▶ Your goal:
Pull each line containing "matplotlib" out of the data and copy it.

▶ Dataset extract:
============================================================
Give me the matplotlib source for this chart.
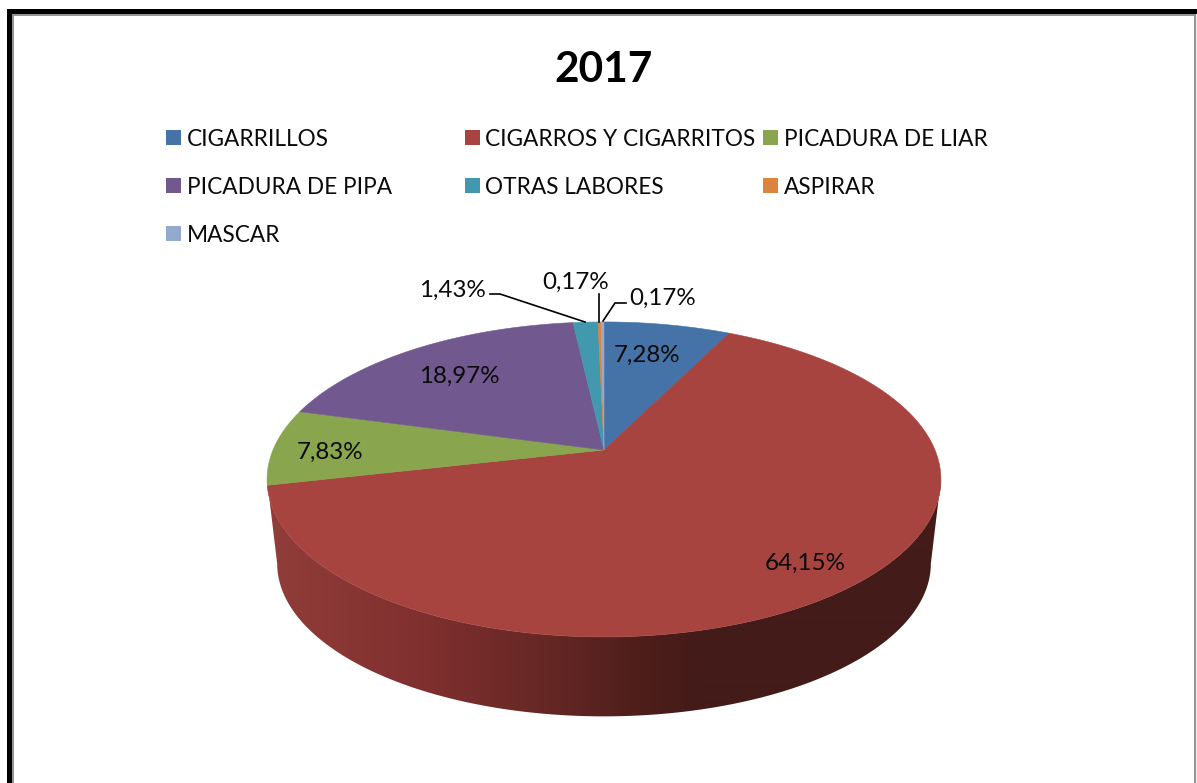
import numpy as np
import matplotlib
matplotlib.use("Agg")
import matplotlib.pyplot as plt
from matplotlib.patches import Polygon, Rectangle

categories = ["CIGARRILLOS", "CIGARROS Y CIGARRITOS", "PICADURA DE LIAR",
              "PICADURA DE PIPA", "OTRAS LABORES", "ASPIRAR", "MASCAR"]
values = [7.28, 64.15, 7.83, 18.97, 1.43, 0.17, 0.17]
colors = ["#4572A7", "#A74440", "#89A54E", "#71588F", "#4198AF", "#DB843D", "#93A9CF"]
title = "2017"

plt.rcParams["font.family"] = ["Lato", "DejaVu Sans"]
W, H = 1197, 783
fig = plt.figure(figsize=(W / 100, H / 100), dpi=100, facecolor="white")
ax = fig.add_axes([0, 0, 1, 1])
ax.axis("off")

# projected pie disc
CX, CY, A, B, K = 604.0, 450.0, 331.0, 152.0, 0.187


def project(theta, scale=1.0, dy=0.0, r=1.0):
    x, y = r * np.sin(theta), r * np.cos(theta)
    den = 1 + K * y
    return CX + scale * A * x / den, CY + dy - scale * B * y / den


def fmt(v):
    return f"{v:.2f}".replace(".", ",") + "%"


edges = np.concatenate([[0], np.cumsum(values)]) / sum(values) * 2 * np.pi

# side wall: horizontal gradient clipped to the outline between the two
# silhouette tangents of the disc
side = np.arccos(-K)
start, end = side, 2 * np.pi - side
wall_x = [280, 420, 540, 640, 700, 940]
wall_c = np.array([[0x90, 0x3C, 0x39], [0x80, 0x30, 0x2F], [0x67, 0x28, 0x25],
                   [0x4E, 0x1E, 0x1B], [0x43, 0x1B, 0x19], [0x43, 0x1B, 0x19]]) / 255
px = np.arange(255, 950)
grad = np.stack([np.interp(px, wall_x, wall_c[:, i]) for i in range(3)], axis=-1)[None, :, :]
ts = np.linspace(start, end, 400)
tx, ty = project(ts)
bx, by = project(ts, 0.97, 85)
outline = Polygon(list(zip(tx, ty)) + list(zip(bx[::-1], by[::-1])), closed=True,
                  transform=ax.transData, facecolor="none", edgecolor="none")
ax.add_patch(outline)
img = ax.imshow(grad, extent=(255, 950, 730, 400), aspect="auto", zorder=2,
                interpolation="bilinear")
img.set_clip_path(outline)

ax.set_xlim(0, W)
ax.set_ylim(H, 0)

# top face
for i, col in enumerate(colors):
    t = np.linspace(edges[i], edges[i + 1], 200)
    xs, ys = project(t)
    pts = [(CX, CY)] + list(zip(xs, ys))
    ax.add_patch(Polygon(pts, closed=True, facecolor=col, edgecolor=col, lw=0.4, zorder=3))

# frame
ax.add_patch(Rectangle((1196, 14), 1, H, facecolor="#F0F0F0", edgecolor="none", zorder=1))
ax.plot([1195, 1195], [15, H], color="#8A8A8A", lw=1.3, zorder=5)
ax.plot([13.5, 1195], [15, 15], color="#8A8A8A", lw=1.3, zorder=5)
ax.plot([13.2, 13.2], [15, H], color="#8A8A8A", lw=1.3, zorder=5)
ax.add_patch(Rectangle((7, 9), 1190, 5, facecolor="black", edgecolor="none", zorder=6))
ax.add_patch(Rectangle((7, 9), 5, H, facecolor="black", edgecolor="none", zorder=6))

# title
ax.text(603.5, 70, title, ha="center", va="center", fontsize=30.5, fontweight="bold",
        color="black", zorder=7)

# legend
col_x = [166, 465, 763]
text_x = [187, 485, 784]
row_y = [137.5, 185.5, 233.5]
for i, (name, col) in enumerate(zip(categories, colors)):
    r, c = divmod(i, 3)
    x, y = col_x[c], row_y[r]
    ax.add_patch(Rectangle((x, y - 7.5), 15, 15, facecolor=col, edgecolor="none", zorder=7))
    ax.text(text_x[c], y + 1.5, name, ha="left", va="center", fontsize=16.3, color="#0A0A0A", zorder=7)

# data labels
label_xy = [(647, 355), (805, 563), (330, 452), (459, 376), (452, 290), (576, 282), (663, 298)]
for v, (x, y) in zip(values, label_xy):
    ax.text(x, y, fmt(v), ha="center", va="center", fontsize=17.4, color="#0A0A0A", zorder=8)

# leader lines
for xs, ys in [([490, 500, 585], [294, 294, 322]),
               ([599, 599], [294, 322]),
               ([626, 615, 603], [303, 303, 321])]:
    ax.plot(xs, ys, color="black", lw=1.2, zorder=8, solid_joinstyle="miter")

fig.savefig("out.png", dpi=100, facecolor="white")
============================================================
▶ Task answer:
Give me the matplotlib source for this chart.
import matplotlib
matplotlib.use("Agg")
import matplotlib.pyplot as plt
from matplotlib.patches import Polygon, Rectangle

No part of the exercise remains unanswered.